Given problem » Retype the data that follows line by line, exactly, and leave its pictures out.

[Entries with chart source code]

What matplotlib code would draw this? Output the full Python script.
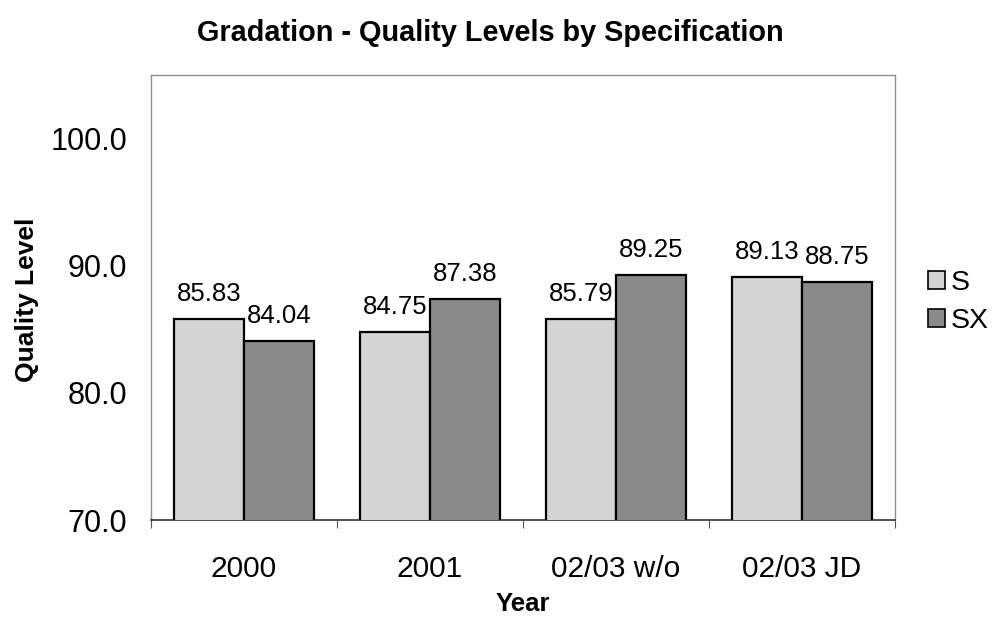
import numpy as np
import matplotlib
matplotlib.use('Agg')
import matplotlib.pyplot as plt

plt.rcParams['font.family'] = ['Liberation Sans', 'DejaVu Sans']

years = ['2000', '2001', '02/03 w/o', '02/03 JD']
s_vals = [85.83, 84.75, 85.79, 89.13]
sx_vals = [84.04, 87.38, 89.25, 88.75]
y_ticks = [70, 80, 90, 100]

fig = plt.figure(figsize=(9.99, 6.28), dpi=100)
ax = fig.add_axes([151 / 999, 108 / 628, 744 / 999, 445 / 628])

x = np.arange(len(years))
w = 0.376
bars_s = ax.bar(x - w, s_vals, width=w, align='edge', color='#d4d4d4',
                edgecolor='black', linewidth=1.6, label='S', zorder=3)
bars_sx = ax.bar(x, sx_vals, width=w, align='edge', color='#8a8a8a',
                 edgecolor='black', linewidth=1.6, label='SX', zorder=3)

for bars in (bars_s, bars_sx):
    for b in bars:
        ax.annotate('%.2f' % b.get_height(),
                    (b.get_x() + b.get_width() / 2, b.get_height()),
                    xytext=(0, 18), textcoords='offset points',
                    ha='center', va='center', fontsize=18.5)

ax.set_xlim(-0.5, 3.5)
ax.set_ylim(70, 105)
ax.set_yticks(y_ticks)
ax.set_yticklabels(['%.1f' % v for v in y_ticks], fontsize=22)
ax.tick_params(axis='y', length=0, pad=17)

ax.set_xticks(np.arange(-0.5, 4, 1), minor=True)
ax.set_xticks(x)
ax.set_xticklabels(years, fontsize=21.5)
ax.tick_params(axis='x', which='major', length=0, pad=25)
ax.tick_params(axis='x', which='minor', length=6, width=0.8, color='#555555')

for side in ('top', 'right', 'left'):
    ax.spines[side].set_color('#8c8c8c')
    ax.spines[side].set_linewidth(1.0)
    ax.spines[side].set_linestyle((0, (1, 1)))
ax.spines['bottom'].set_color('#333333')
ax.spines['bottom'].set_linewidth(1.2)

fig.text(490 / 999, 1 - 33 / 628, 'Gradation - Quality Levels by Specification',
         ha='center', va='center', fontsize=20.8, fontweight='bold')
fig.text(27 / 999, 1 - 300 / 628, 'Quality Level', rotation=90,
         ha='center', va='center', fontsize=19, fontweight='bold')
fig.text(523 / 999, 1 - 604 / 628, 'Year', ha='center', va='center',
         fontsize=18.5, fontweight='bold')

leg = fig.legend(handles=[bars_s, bars_sx], labels=['S', 'SX'],
                 loc='center left', bbox_to_anchor=(908 / 999, 1 - 302 / 628),
                 fontsize=20.5, frameon=False, handlelength=0.6, handleheight=0.6,
                 handletextpad=0.2, labelspacing=0.45, borderpad=0.2)
for h in leg.legend_handles:
    h.set_linewidth(1.2)

fig.savefig('out.png', dpi=100)
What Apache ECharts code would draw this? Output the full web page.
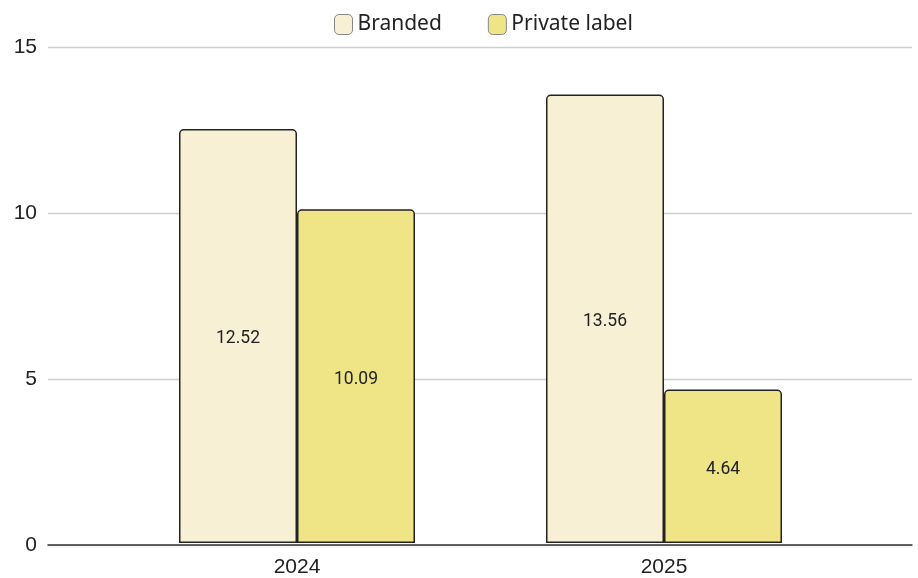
<!DOCTYPE html>
<html>
<head>
<meta charset="utf-8">
<script src="https://cdn.jsdelivr.net/npm/echarts@6/dist/echarts.min.js"></script>
<style>
  html, body { margin: 0; padding: 0; background: #fff; }
  #chart { width: 918px; height: 578px; }
</style>
</head>
<body>
<div id="chart"></div>
<script>
// Data
const years = ['2024', '2025'];
const branded = [12.52, 13.56];
const privateLabel = [10.09, 4.64];
const seriesNames = ['Branded', 'Private label'];
const yTicks = { min: 0, max: 15, interval: 5 };

const chart = echarts.init(document.getElementById('chart'));

const barLabel = {
  show: true,
  position: 'inside',
  offset: [0, 3],
  color: '#222',
  fontFamily: 'Roboto',
  fontSize: 17.5,
  formatter: p => p.value.toFixed(2)
};

chart.setOption({
  animation: false,
  legend: {
    top: 9,
    left: 329,
    itemWidth: 18,
    itemHeight: 20,
    itemGap: 46,
    icon: 'roundRect',
    textStyle: { fontFamily: 'Noto Sans', fontSize: 21, color: '#222' },
    itemStyle: { borderColor: '#888', borderWidth: 1 },
    data: seriesNames
  },
  grid: [
    // background frame: gridlines, y labels and baseline across the full width
    { left: 48, right: 6, top: 47, bottom: 33 },
    // bar area
    { left: 113.5, right: 70.5, top: 47, bottom: 33 }
  ],
  xAxis: [
    {
      gridIndex: 0, type: 'category', data: years,
      axisLine: { show: true, lineStyle: { color: '#333', width: 1.5 } },
      axisTick: { show: false }, axisLabel: { show: false }, z: 5
    },
    {
      gridIndex: 1, type: 'category', data: years,
      axisLine: { show: false }, axisTick: { show: false },
      axisLabel: { color: '#222', fontFamily: 'Liberation Sans', fontSize: 21, margin: 14 }
    }
  ],
  yAxis: [
    {
      gridIndex: 0, type: 'value', min: yTicks.min, max: yTicks.max, interval: yTicks.interval,
      axisLine: { show: false }, axisTick: { show: false },
      axisLabel: { color: '#222', fontFamily: 'Liberation Sans', fontSize: 21, margin: 11 },
      splitLine: { lineStyle: { color: '#cfcfcf', width: 1.3 } }
    },
    {
      gridIndex: 1, type: 'value', min: yTicks.min, max: yTicks.max, interval: yTicks.interval,
      show: false, splitLine: { show: false }
    }
  ],
  series: [
    {
      name: seriesNames[0], type: 'bar', xAxisIndex: 1, yAxisIndex: 1,
      data: branded, barWidth: 118, barGap: '0%',
      itemStyle: { color: '#F8F0D4', borderColor: '#222', borderWidth: 1.5, borderRadius: [4, 4, 0, 0] },
      label: barLabel
    },
    {
      name: seriesNames[1], type: 'bar', xAxisIndex: 1, yAxisIndex: 1,
      data: privateLabel, barWidth: 118, barGap: '0%',
      itemStyle: { color: '#EFE486', borderColor: '#222', borderWidth: 1.5, borderRadius: [4, 4, 0, 0] },
      label: barLabel
    }
  ]
});
</script>
</body>
</html>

Task output »
What matplotlib code would draw this? Output the full Python script.
import numpy as np
import matplotlib
matplotlib.use('Agg')
import matplotlib.pyplot as plt

plt.rcParams['font.family'] = ['Liberation Sans', 'DejaVu Sans']

years = ['2000', '2001', '02/03 w/o', '02/03 JD']
s_vals = [85.83, 84.75, 85.79, 89.13]
sx_vals = [84.04, 87.38, 89.25, 88.75]
y_ticks = [70, 80, 90, 100]

fig = plt.figure(figsize=(9.99, 6.28), dpi=100)
ax = fig.add_axes([151 / 999, 108 / 628, 744 / 999, 445 / 628])

x = np.arange(len(years))
w = 0.376
bars_s = ax.bar(x - w, s_vals, width=w, align='edge', color='#d4d4d4',
                edgecolor='black', linewidth=1.6, label='S', zorder=3)
bars_sx = ax.bar(x, sx_vals, width=w, align='edge', color='#8a8a8a',
                 edgecolor='black', linewidth=1.6, label='SX', zorder=3)

for bars in (bars_s, bars_sx):
    for b in bars:
        ax.annotate('%.2f' % b.get_height(),
                    (b.get_x() + b.get_width() / 2, b.get_height()),
                    xytext=(0, 18), textcoords='offset points',
                    ha='center', va='center', fontsize=18.5)

ax.set_xlim(-0.5, 3.5)
ax.set_ylim(70, 105)
ax.set_yticks(y_ticks)
ax.set_yticklabels(['%.1f' % v for v in y_ticks], fontsize=22)
ax.tick_params(axis='y', length=0, pad=17)

ax.set_xticks(np.arange(-0.5, 4, 1), minor=True)
ax.set_xticks(x)
ax.set_xticklabels(years, fontsize=21.5)
ax.tick_params(axis='x', which='major', length=0, pad=25)
ax.tick_params(axis='x', which='minor', length=6, width=0.8, color='#555555')

for side in ('top', 'right', 'left'):
    ax.spines[side].set_color('#8c8c8c')
    ax.spines[side].set_linewidth(1.0)
    ax.spines[side].set_linestyle((0, (1, 1)))
ax.spines['bottom'].set_color('#333333')
ax.spines['bottom'].set_linewidth(1.2)

fig.text(490 / 999, 1 - 33 / 628, 'Gradation - Quality Levels by Specification',
         ha='center', va='center', fontsize=20.8, fontweight='bold')
fig.text(27 / 999, 1 - 300 / 628, 'Quality Level', rotation=90,
         ha='center', va='center', fontsize=19, fontweight='bold')
fig.text(523 / 999, 1 - 604 / 628, 'Year', ha='center', va='center',
         fontsize=18.5, fontweight='bold')

leg = fig.legend(handles=[bars_s, bars_sx], labels=['S', 'SX'],
                 loc='center left', bbox_to_anchor=(908 / 999, 1 - 302 / 628),
                 fontsize=20.5, frameon=False, handlelength=0.6, handleheight=0.6,
                 handletextpad=0.2, labelspacing=0.45, borderpad=0.2)
for h in leg.legend_handles:
    h.set_linewidth(1.2)

fig.savefig('out.png', dpi=100)
What Apache ECharts code would draw this? Output the full web page.
<!DOCTYPE html>
<html>
<head>
<meta charset="utf-8">
<script src="https://cdn.jsdelivr.net/npm/echarts@6/dist/echarts.min.js"></script>
<style>
  html, body { margin: 0; padding: 0; background: #fff; }
  #chart { width: 918px; height: 578px; }
</style>
</head>
<body>
<div id="chart"></div>
<script>
// Data
const years = ['2024', '2025'];
const branded = [12.52, 13.56];
const privateLabel = [10.09, 4.64];
const seriesNames = ['Branded', 'Private label'];
const yTicks = { min: 0, max: 15, interval: 5 };

const chart = echarts.init(document.getElementById('chart'));

const barLabel = {
  show: true,
  position: 'inside',
  offset: [0, 3],
  color: '#222',
  fontFamily: 'Roboto',
  fontSize: 17.5,
  formatter: p => p.value.toFixed(2)
};

chart.setOption({
  animation: false,
  legend: {
    top: 9,
    left: 329,
    itemWidth: 18,
    itemHeight: 20,
    itemGap: 46,
    icon: 'roundRect',
    textStyle: { fontFamily: 'Noto Sans', fontSize: 21, color: '#222' },
    itemStyle: { borderColor: '#888', borderWidth: 1 },
    data: seriesNames
  },
  grid: [
    // background frame: gridlines, y labels and baseline across the full width
    { left: 48, right: 6, top: 47, bottom: 33 },
    // bar area
    { left: 113.5, right: 70.5, top: 47, bottom: 33 }
  ],
  xAxis: [
    {
      gridIndex: 0, type: 'category', data: years,
      axisLine: { show: true, lineStyle: { color: '#333', width: 1.5 } },
      axisTick: { show: false }, axisLabel: { show: false }, z: 5
    },
    {
      gridIndex: 1, type: 'category', data: years,
      axisLine: { show: false }, axisTick: { show: false },
      axisLabel: { color: '#222', fontFamily: 'Liberation Sans', fontSize: 21, margin: 14 }
    }
  ],
  yAxis: [
    {
      gridIndex: 0, type: 'value', min: yTicks.min, max: yTicks.max, interval: yTicks.interval,
      axisLine: { show: false }, axisTick: { show: false },
      axisLabel: { color: '#222', fontFamily: 'Liberation Sans', fontSize: 21, margin: 11 },
      splitLine: { lineStyle: { color: '#cfcfcf', width: 1.3 } }
    },
    {
      gridIndex: 1, type: 'value', min: yTicks.min, max: yTicks.max, interval: yTicks.interval,
      show: false, splitLine: { show: false }
    }
  ],
  series: [
    {
      name: seriesNames[0], type: 'bar', xAxisIndex: 1, yAxisIndex: 1,
      data: branded, barWidth: 118, barGap: '0%',
      itemStyle: { color: '#F8F0D4', borderColor: '#222', borderWidth: 1.5, borderRadius: [4, 4, 0, 0] },
      label: barLabel
    },
    {
      name: seriesNames[1], type: 'bar', xAxisIndex: 1, yAxisIndex: 1,
      data: privateLabel, barWidth: 118, barGap: '0%',
      itemStyle: { color: '#EFE486', borderColor: '#222', borderWidth: 1.5, borderRadius: [4, 4, 0, 0] },
      label: barLabel
    }
  ]
});
</script>
</body>
</html>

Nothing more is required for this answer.